人文学部
人文社会科学研究科

研究

第1回「姫路と忍び」(後期)

「姫路と忍び」要旨

宇那木隆司

 姫路は西国枢要の地であり豊臣・徳川二重政権時代の緊張下に姫路城主池田輝政は59人の「伊賀者」(伊賀の忍び)を召し抱えていた(慶長18年池田家分限帳)。

 元和偃武後、徳川譜代で初めて姫路城主となった本多家時代(1617-38)の忍びは確認できないが、緊張覚めやらない西国枢要地姫路で譜代筆頭クラスの本多家が伊賀の忍びを使ったことは十分推測できる。第2次本多時代(1682-1704)になると江戸に「忍組」、国許に「忍同心」20人の配備があるが「忍同心」の任務は姫路城外山下(そとさんげ)と外堀の巡回とされ平時体制下で忍びの職務に変容がみられる(姫路市史10姫路時代町奉行役所日記ぬき書)。

 第2次結城松平家は姫路が「所柄」(枢要地)であるため同じ結城松平家の松江藩から遣わされた「忍の者」を召し抱え、彼らの祖先は豊臣・徳川二重政権時代の緊張下に出雲の堀尾家が召し抱えた伊賀の忍びであった。

寛延2年(1749)前橋から姫路に転封となった酒井家は大老・老中を輩出する譜代筆頭クラスだが、姫路入封にあたり、姫路が中国四国往還の繁華地で幕府役人の通行も頻繁、京・大坂・姫路には公儀隠目付(幕府の隠密)も来るため、些細なことも江戸表には大事に伝わりかねないとして藩主は家中に綱紀粛正を命じ幕府の目に神経をとがらせている(姫藩典制録)。

酒井家の家柄から忍びは伊賀の忍びを召し抱えていると推測されるが、酒井家の平時体制では番士などとして配備、武備(軍制)においては旗本備えに「忍之者」として配備される(姫陽秘鑑)。酒井家において「忍の術」は山鹿流や甲州流軍学、槍術・弓術・手跡(書)・鷹匠等とともに「諸芸術」「芸事」に位置づけられ芸事奉行が置かれていた。芸事で召し抱えられた者に前橋藩酒井家5代忠挙の代に「忍術巧者」小野十郎兵衛が知られる(姫陽秘鑑)。
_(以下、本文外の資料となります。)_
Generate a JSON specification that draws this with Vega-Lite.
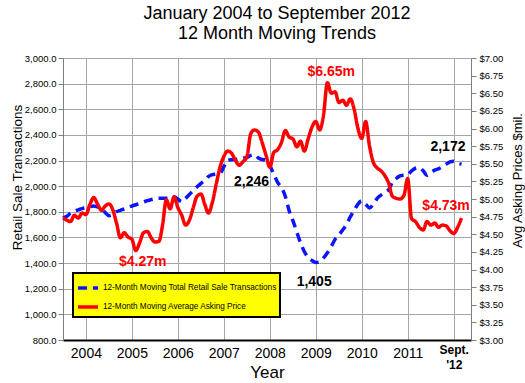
{
"$schema":"https://vega.github.io/schema/vega-lite/v6.json",
"width":408,"height":282,
"autosize":"none",
"padding":{"left":63,"top":58,"right":54,"bottom":43},
"background":"white",
"config":{"font":"Liberation Sans","view":{"stroke":null},"legend":{"strokeWidth":2}},
"title":{"text":["January 2004 to September 2012","12 Month Moving Trends"],"fontSize":18,"fontWeight":"normal","color":"#000","anchor":"middle","frame":"group","offset":10,"lineHeight":20,"dx":10},
"datasets":{
"m":[
{"d":"2004-01-01","T":1750,"P":4.73},{"d":"2004-02-01","T":1765,"P":4.70},{"d":"2004-03-01","T":1790,"P":4.68},{"d":"2004-04-01","T":1805,"P":4.77},{"d":"2004-05-01","T":1815,"P":4.73},{"d":"2004-06-01","T":1825,"P":4.80},{"d":"2004-07-01","T":1832,"P":4.78},{"d":"2004-08-01","T":1840,"P":4.92},{"d":"2004-09-01","T":1845,"P":5.02},{"d":"2004-10-01","T":1838,"P":4.93},{"d":"2004-11-01","T":1827,"P":4.84},{"d":"2004-12-01","T":1795,"P":4.90},
{"d":"2005-01-01","T":1770,"P":4.93},{"d":"2005-02-01","T":1780,"P":4.84},{"d":"2005-03-01","T":1800,"P":4.66},{"d":"2005-04-01","T":1812,"P":4.45},{"d":"2005-05-01","T":1822,"P":4.52},{"d":"2005-06-01","T":1835,"P":4.46},{"d":"2005-07-01","T":1845,"P":4.43},{"d":"2005-08-01","T":1855,"P":4.27},{"d":"2005-09-01","T":1866,"P":4.38},{"d":"2005-10-01","T":1876,"P":4.52},{"d":"2005-11-01","T":1887,"P":4.54},{"d":"2005-12-01","T":1895,"P":4.45},
{"d":"2006-01-01","T":1903,"P":4.39},{"d":"2006-02-01","T":1905,"P":4.40},{"d":"2006-03-01","T":1905,"P":4.62},{"d":"2006-04-01","T":1906,"P":4.99},{"d":"2006-05-01","T":1912,"P":4.86},{"d":"2006-06-01","T":1918,"P":5.03},{"d":"2006-07-01","T":1900,"P":4.88},{"d":"2006-08-01","T":1879,"P":4.77},{"d":"2006-09-01","T":1905,"P":4.63},{"d":"2006-10-01","T":1935,"P":4.70},{"d":"2006-11-01","T":1965,"P":4.88},{"d":"2006-12-01","T":1995,"P":5.04},
{"d":"2007-01-01","T":2022,"P":5.07},{"d":"2007-02-01","T":2045,"P":4.92},{"d":"2007-03-01","T":2075,"P":4.80},{"d":"2007-04-01","T":2090,"P":4.95},{"d":"2007-05-01","T":2095,"P":5.20},{"d":"2007-06-01","T":2100,"P":5.45},{"d":"2007-07-01","T":2150,"P":5.60},{"d":"2007-08-01","T":2204,"P":5.68},{"d":"2007-09-01","T":2207,"P":5.65},{"d":"2007-10-01","T":2208,"P":5.55},{"d":"2007-11-01","T":2212,"P":5.48},{"d":"2007-12-01","T":2218,"P":5.53},
{"d":"2008-01-01","T":2225,"P":5.60},{"d":"2008-02-01","T":2240,"P":5.93},{"d":"2008-03-01","T":2246,"P":5.98},{"d":"2008-04-01","T":2220,"P":5.95},{"d":"2008-05-01","T":2208,"P":5.80},{"d":"2008-06-01","T":2204,"P":5.62},{"d":"2008-07-01","T":2160,"P":5.45},{"d":"2008-08-01","T":2095,"P":5.66},{"d":"2008-09-01","T":2030,"P":5.70},{"d":"2008-10-01","T":1990,"P":5.80},{"d":"2008-11-01","T":1920,"P":5.97},{"d":"2008-12-01","T":1810,"P":5.88},
{"d":"2009-01-01","T":1730,"P":5.85},{"d":"2009-02-01","T":1640,"P":5.74},{"d":"2009-03-01","T":1560,"P":5.82},{"d":"2009-04-01","T":1490,"P":5.68},{"d":"2009-05-01","T":1445,"P":5.85},{"d":"2009-06-01","T":1420,"P":6.02},{"d":"2009-07-01","T":1405,"P":6.10},{"d":"2009-08-01","T":1410,"P":5.98},{"d":"2009-09-01","T":1440,"P":6.20},{"d":"2009-10-01","T":1480,"P":6.65},{"d":"2009-11-01","T":1530,"P":6.50},{"d":"2009-12-01","T":1585,"P":6.52},
{"d":"2010-01-01","T":1620,"P":6.37},{"d":"2010-02-01","T":1660,"P":6.40},{"d":"2010-03-01","T":1700,"P":6.33},{"d":"2010-04-01","T":1760,"P":6.42},{"d":"2010-05-01","T":1810,"P":6.28},{"d":"2010-06-01","T":1860,"P":6.00},{"d":"2010-07-01","T":1885,"P":5.86},{"d":"2010-08-01","T":1860,"P":6.10},{"d":"2010-09-01","T":1830,"P":5.75},{"d":"2010-10-01","T":1860,"P":5.52},{"d":"2010-11-01","T":1905,"P":5.44},{"d":"2010-12-01","T":1930,"P":5.40},
{"d":"2011-01-01","T":1950,"P":5.33},{"d":"2011-02-01","T":1975,"P":5.22},{"d":"2011-03-01","T":2030,"P":5.04},{"d":"2011-04-01","T":2060,"P":5.01},{"d":"2011-05-01","T":2080,"P":5.00},{"d":"2011-06-01","T":2087,"P":5.05},{"d":"2011-07-01","T":2090,"P":5.29},{"d":"2011-08-01","T":2120,"P":4.72},{"d":"2011-09-01","T":2140,"P":4.68},{"d":"2011-10-01","T":2145,"P":4.60},{"d":"2011-11-01","T":2120,"P":4.56},{"d":"2011-12-01","T":2085,"P":4.68},
{"d":"2012-01-01","T":2105,"P":4.63},{"d":"2012-02-01","T":2125,"P":4.66},{"d":"2012-03-01","T":2135,"P":4.60},{"d":"2012-04-01","T":2150,"P":4.63},{"d":"2012-05-01","T":2170,"P":4.62},{"d":"2012-06-01","T":2190,"P":4.55},{"d":"2012-07-01","T":2195,"P":4.51},{"d":"2012-08-01","T":2180,"P":4.60},{"d":"2012-09-01","T":2172,"P":4.73}
],
"n":[
{"d":"2008-02-07","s":"T","v":2033,"t":"2,246"},
{"d":"2009-06-18","s":"T","v":1252,"t":"1,405"},
{"d":"2012-05-16","s":"T","v":2306,"t":"2,172"},
{"d":"2009-11-01","s":"P","v":6.80,"t":"$6.65m"},
{"d":"2005-09-25","s":"P","v":4.106,"t":"$4.27m"},
{"d":"2012-05-01","s":"P","v":4.90,"t":"$4.73m"}
]
},
"layer":[
{"data":{"name":"m"},"transform":[{"fold":["T","P"],"as":["s","v"]},{"filter":"datum.s=='T'"}],
"mark":{"type":"line","strokeWidth":3.5,"interpolate":"monotone"},
"encoding":{
"x":{"field":"d","type":"temporal","scale":{"type":"utc","domain":[{"year":2004,"month":1,"date":1,"utc":true},{"year":2012,"month":11,"date":15,"utc":true}]},
"axis":{"values":[{"year":2004,"month":7,"date":1,"utc":true},{"year":2005,"month":1,"date":1,"utc":true},{"year":2005,"month":7,"date":1,"utc":true},{"year":2006,"month":1,"date":1,"utc":true},{"year":2006,"month":7,"date":1,"utc":true},{"year":2007,"month":1,"date":1,"utc":true},{"year":2007,"month":7,"date":1,"utc":true},{"year":2008,"month":1,"date":1,"utc":true},{"year":2008,"month":7,"date":1,"utc":true},{"year":2009,"month":1,"date":1,"utc":true},{"year":2009,"month":7,"date":1,"utc":true},{"year":2010,"month":1,"date":1,"utc":true},{"year":2010,"month":7,"date":1,"utc":true},{"year":2011,"month":1,"date":1,"utc":true},{"year":2011,"month":7,"date":1,"utc":true},{"year":2012,"month":1,"date":1,"utc":true},{"year":2012,"month":7,"date":1,"utc":true}],
"grid":true,"gridColor":"#a6a6a6","gridWidth":1,
"tickColor":{"condition":{"test":"utcmonth(datum.value)==0","value":"#a6a6a6"},"value":"transparent"},
"tickSize":18,"tickWidth":3,"domainColor":"#000","domainWidth":2,
"labelExpr":"utcmonth(datum.value)==6 ? (utcyear(datum.value)==2012 ? ['Sept.', \"'12\"] : '' + utcyear(datum.value)) : ''",
"labelBaseline":"alphabetic",
"labelPadding":{"condition":{"test":"utcyear(datum.value)==2012","value":-5},"value":-1},
"labelFontSize":{"condition":{"test":"utcyear(datum.value)==2012","value":12},"value":14},
"labelFontWeight":{"condition":{"test":"utcyear(datum.value)==2012","value":"bold"},"value":"normal"},
"labelLineHeight":15,"labelColor":"#000","labelOverlap":false,"labelBound":false,"labelFlush":false,
"title":"Year","titleFontSize":17,"titleFontWeight":"normal","titleColor":"#000","titleBaseline":"alphabetic","titleY":37}},
"y":{"field":"v","type":"quantitative","scale":{"domain":[800,3000],"nice":false,"zero":false},
"axis":{"orient":"left","values":[800,1000,1200,1400,1600,1800,2000,2200,2400,2600,2800,3000],"format":",.1f","title":"Retail Sale Transactions","titleFontSize":13.5,"titleFontWeight":"normal","titleColor":"#000","titleAngle":270,"titleAlign":"center","titleBaseline":"middle","titleX":-46,"titleY":119,"labelFontSize":9.5,"labelColor":"#000","grid":true,"gridColor":"#a6a6a6","domainColor":"#7f7f7f","tickColor":"#7f7f7f","tickSize":5,"labelPadding":2}},
"color":{"field":"s","type":"nominal","scale":{"domain":["T","P"],"range":["#0a14ff","#ff0000"]},
"legend":{"orient":"none","legendX":10,"legendY":215,"title":null,"fillColor":"#ffff00","strokeColor":"#000","padding":3,"rowPadding":-1,"labelFontSize":8.2,"labelColor":"#000","symbolType":"stroke","symbolSize":400,"symbolStrokeWidth":3.5,"labelOffset":3,"labelLimit":0,"labelExpr":"datum.label=='T' ? '12-Month Moving Total Retail Sale Transactions' : '12-Month Moving Average Asking Price'"}},
"strokeDash":{"field":"s","type":"nominal","scale":{"domain":["T","P"],"range":[[9,6],[1,0]]},
"legend":{"orient":"none","legendX":10,"legendY":215,"title":null,"fillColor":"#ffff00","strokeColor":"#000","padding":3,"rowPadding":-1,"labelFontSize":8.2,"labelColor":"#000","symbolType":"stroke","symbolSize":400,"symbolStrokeWidth":3.5,"labelOffset":3,"labelLimit":0,"labelExpr":"datum.label=='T' ? '12-Month Moving Total Retail Sale Transactions' : '12-Month Moving Average Asking Price'"}}
}},
{"data":{"name":"n"},"transform":[{"filter":"datum.s=='T'"}],
"mark":{"type":"text","fontSize":14,"fontWeight":"bold","color":"#000"},
"encoding":{"x":{"field":"d","type":"temporal"},"y":{"field":"v","type":"quantitative","scale":{"domain":[800,3000],"nice":false,"zero":false},"axis":null},"text":{"field":"t"}}},
{"data":{"name":"m"},"transform":[{"fold":["T","P"],"as":["s","v"]},{"filter":"datum.s=='P'"}],
"mark":{"type":"line","strokeWidth":3.5,"interpolate":"monotone"},
"encoding":{
"x":{"field":"d","type":"temporal"},
"y":{"field":"v","type":"quantitative","scale":{"domain":[3,7],"nice":false,"zero":false},
"axis":{"orient":"right","values":[3,3.25,3.5,3.75,4,4.25,4.5,4.75,5,5.25,5.5,5.75,6,6.25,6.5,6.75,7],"format":"$.2f","title":"Avg Asking Prices $mil.","titleAngle":270,"titleAlign":"center","titleBaseline":"middle","titleX":46,"titleY":122,"titleFontSize":13,"titleFontWeight":"normal","titleColor":"#000","labelFontSize":9.5,"labelColor":"#000","grid":false,"domainColor":"#7f7f7f","tickColor":"#7f7f7f","tickSize":5,"labelPadding":3}},
"color":{"field":"s","type":"nominal"},
"strokeDash":{"field":"s","type":"nominal"}
}},
{"data":{"name":"n"},"transform":[{"filter":"datum.s=='P'"}],
"mark":{"type":"text","fontSize":14,"fontWeight":"bold","color":"#ff0000"},
"encoding":{"x":{"field":"d","type":"temporal"},"y":{"field":"v","type":"quantitative","scale":{"domain":[3,7],"nice":false,"zero":false},"axis":null},"text":{"field":"t"}}}
],
"resolve":{"scale":{"y":"independent"}}
}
姫路転封をめぐる家中対立で刃傷沙汰まで発生した酒井家の姫路藩初代、忠恭(前橋藩9代)は「忍の術に使う薬」を家臣倉橋半四郎相手に藩主自ら製造したことが記され、幕府御家人の伊賀者で西の丸山里門番の倉地与左衛門を娘婿とする加藤三郎右衛門を「忍の術に達せし者」として召し抱えている(姫陽秘鑑)。